• **DIRECTIONS FOR THIS TASK**
Starting with the first line of the data below, copy each line up to and including the one containing "rating_levels = [2, 3, 4, 5]". Pictures stay out.

##### DATA ROWS

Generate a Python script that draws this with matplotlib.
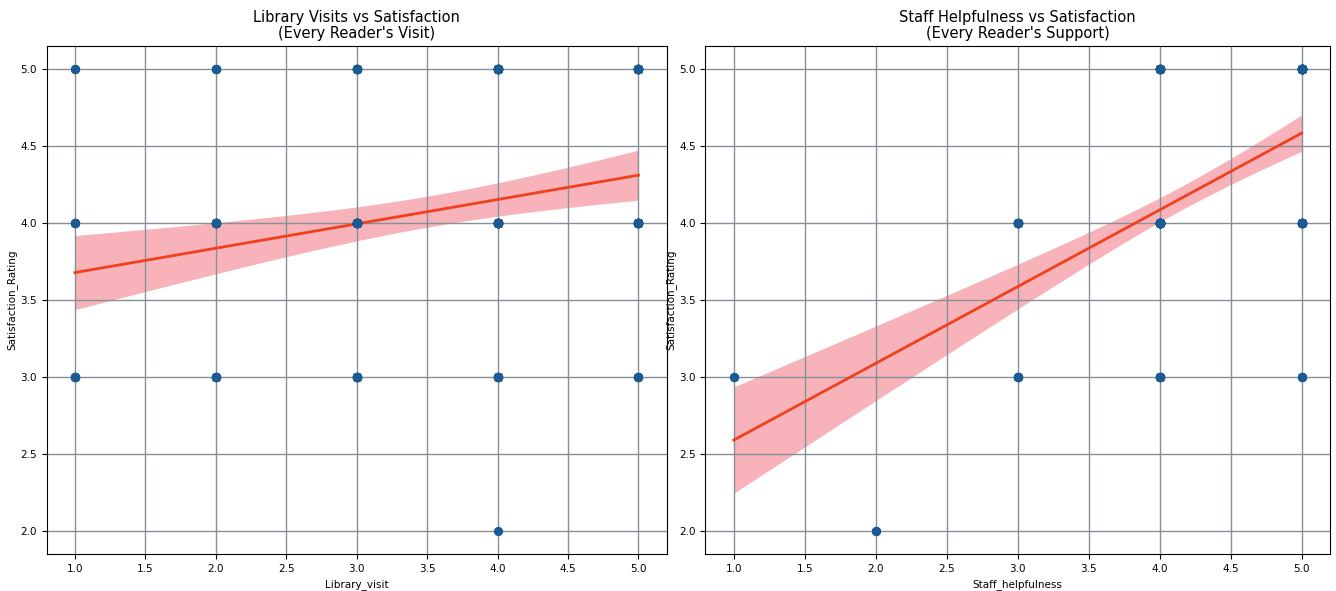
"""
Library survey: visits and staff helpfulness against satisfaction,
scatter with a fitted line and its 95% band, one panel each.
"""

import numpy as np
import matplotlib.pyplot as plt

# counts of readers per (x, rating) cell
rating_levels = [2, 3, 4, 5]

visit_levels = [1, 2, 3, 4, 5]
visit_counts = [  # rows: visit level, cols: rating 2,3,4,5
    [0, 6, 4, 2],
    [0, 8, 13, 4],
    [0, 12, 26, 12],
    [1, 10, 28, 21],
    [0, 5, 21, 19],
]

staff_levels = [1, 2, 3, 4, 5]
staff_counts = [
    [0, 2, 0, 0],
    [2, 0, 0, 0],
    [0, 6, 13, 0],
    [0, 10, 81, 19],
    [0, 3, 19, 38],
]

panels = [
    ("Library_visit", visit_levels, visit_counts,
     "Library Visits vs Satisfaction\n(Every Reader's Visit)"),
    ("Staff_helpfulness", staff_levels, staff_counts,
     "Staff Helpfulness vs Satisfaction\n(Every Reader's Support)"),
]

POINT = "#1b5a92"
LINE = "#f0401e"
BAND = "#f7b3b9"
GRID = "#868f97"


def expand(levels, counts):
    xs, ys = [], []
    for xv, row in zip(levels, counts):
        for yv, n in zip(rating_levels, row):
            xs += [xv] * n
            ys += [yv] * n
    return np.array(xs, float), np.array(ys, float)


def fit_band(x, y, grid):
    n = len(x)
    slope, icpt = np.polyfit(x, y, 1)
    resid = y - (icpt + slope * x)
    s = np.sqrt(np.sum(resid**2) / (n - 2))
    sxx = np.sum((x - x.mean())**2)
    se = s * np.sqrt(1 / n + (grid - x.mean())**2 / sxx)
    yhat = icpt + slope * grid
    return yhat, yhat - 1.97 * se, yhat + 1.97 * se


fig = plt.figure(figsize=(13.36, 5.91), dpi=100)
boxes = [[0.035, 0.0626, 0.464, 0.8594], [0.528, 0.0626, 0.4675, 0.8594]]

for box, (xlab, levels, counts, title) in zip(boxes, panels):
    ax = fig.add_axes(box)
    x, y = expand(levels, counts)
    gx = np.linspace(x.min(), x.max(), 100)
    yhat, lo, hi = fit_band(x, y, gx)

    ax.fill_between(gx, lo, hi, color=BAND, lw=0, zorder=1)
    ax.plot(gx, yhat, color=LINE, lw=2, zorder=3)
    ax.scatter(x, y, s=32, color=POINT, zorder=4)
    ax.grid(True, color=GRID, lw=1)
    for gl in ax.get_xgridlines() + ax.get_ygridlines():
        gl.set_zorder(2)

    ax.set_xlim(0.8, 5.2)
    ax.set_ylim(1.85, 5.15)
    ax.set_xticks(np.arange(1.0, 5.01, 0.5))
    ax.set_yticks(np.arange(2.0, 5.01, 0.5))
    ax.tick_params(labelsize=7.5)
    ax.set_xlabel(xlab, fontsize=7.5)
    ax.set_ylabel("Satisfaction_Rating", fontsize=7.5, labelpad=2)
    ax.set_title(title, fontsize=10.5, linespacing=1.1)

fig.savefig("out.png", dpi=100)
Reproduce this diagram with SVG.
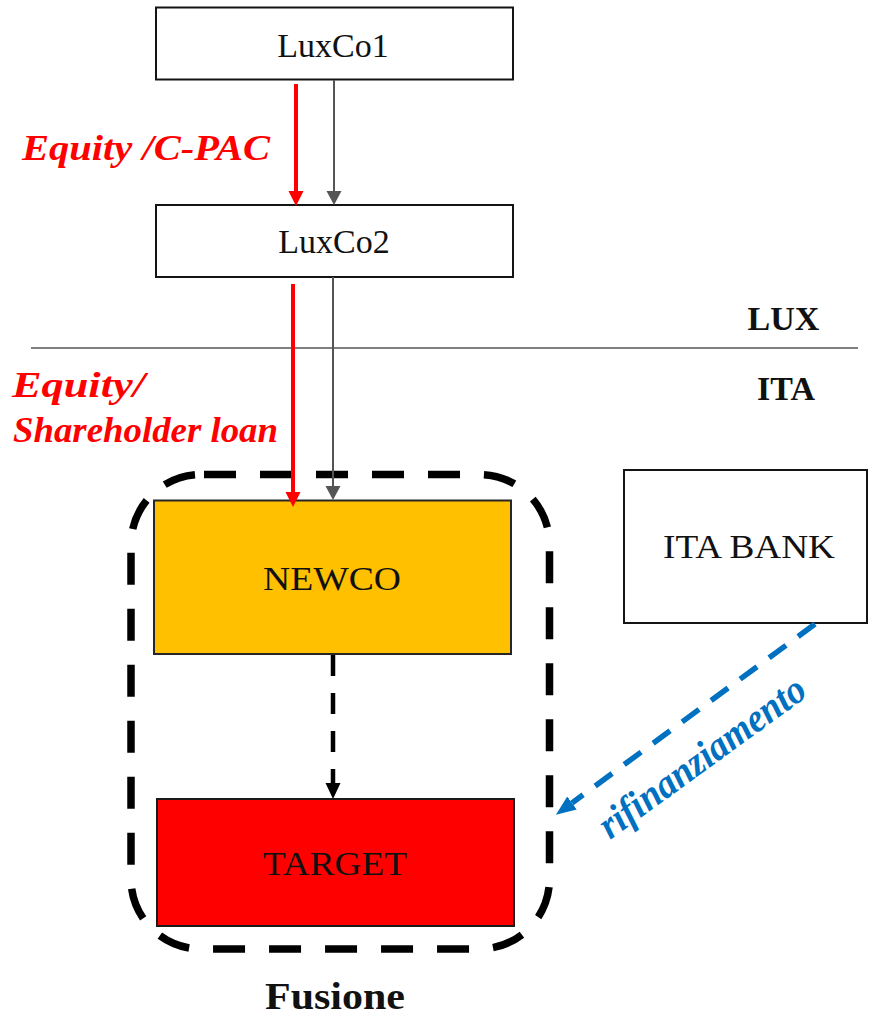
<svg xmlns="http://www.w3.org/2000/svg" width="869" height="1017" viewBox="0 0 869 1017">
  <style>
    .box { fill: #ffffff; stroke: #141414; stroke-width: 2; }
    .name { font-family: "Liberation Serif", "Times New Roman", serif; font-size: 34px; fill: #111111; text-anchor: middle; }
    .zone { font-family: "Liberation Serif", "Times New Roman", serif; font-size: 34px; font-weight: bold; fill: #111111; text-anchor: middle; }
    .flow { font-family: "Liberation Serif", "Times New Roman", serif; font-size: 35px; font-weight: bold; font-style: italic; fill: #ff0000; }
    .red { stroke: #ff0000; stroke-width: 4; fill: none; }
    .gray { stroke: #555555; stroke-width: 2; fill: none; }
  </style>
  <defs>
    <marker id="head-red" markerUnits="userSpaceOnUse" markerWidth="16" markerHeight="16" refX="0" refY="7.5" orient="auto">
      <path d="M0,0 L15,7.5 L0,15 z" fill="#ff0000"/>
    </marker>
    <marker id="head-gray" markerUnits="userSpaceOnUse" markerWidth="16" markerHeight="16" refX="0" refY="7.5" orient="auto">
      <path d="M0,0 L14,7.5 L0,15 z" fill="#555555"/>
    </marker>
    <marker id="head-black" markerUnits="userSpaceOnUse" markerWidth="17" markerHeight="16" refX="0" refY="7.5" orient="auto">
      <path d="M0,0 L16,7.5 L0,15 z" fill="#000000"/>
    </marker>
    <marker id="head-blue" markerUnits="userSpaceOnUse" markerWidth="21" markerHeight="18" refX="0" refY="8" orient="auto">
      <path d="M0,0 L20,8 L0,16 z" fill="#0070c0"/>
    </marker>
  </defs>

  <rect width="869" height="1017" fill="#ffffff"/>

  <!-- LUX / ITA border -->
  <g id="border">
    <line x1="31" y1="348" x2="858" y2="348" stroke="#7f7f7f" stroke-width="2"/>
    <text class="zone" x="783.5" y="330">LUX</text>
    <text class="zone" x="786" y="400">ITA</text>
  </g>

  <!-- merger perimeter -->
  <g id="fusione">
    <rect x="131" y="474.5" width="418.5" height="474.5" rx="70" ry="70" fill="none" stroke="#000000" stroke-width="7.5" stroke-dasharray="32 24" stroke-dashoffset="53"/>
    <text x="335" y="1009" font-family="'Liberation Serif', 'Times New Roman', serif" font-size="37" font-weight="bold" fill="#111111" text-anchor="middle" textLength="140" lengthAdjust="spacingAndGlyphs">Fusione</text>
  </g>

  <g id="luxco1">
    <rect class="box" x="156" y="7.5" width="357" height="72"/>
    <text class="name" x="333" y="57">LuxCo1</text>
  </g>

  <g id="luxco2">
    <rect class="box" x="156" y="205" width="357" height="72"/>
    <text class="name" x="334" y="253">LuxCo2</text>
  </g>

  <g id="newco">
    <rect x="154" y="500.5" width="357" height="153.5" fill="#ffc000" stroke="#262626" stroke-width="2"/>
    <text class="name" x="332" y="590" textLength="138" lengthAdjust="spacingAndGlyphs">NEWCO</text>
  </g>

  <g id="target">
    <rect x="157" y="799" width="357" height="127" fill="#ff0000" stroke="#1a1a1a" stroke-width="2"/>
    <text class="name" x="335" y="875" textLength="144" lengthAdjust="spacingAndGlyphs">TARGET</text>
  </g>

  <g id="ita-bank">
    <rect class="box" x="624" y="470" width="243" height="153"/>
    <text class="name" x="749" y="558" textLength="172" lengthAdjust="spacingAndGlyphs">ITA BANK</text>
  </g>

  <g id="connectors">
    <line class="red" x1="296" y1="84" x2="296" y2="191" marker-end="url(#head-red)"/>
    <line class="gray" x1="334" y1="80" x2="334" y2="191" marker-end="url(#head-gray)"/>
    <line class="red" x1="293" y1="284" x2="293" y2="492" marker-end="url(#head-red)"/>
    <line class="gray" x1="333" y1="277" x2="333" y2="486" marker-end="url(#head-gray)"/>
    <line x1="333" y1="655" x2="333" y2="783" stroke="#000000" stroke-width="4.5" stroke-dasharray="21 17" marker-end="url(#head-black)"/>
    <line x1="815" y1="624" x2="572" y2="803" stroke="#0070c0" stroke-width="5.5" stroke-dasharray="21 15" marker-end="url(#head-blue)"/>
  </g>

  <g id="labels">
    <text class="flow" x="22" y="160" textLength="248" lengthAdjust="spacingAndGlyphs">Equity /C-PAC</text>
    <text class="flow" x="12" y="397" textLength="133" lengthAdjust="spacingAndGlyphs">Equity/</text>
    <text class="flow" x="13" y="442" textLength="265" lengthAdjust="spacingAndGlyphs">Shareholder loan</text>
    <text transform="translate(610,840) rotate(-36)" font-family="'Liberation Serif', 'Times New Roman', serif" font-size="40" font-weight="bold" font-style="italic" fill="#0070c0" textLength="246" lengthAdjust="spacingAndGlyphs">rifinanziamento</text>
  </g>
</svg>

##########

• **SOLUTION FOR THIS EXERCISE**
Generate a Python script that draws this with matplotlib.
"""
Library survey: visits and staff helpfulness against satisfaction,
scatter with a fitted line and its 95% band, one panel each.
"""

import numpy as np
import matplotlib.pyplot as plt

# counts of readers per (x, rating) cell
rating_levels = [2, 3, 4, 5]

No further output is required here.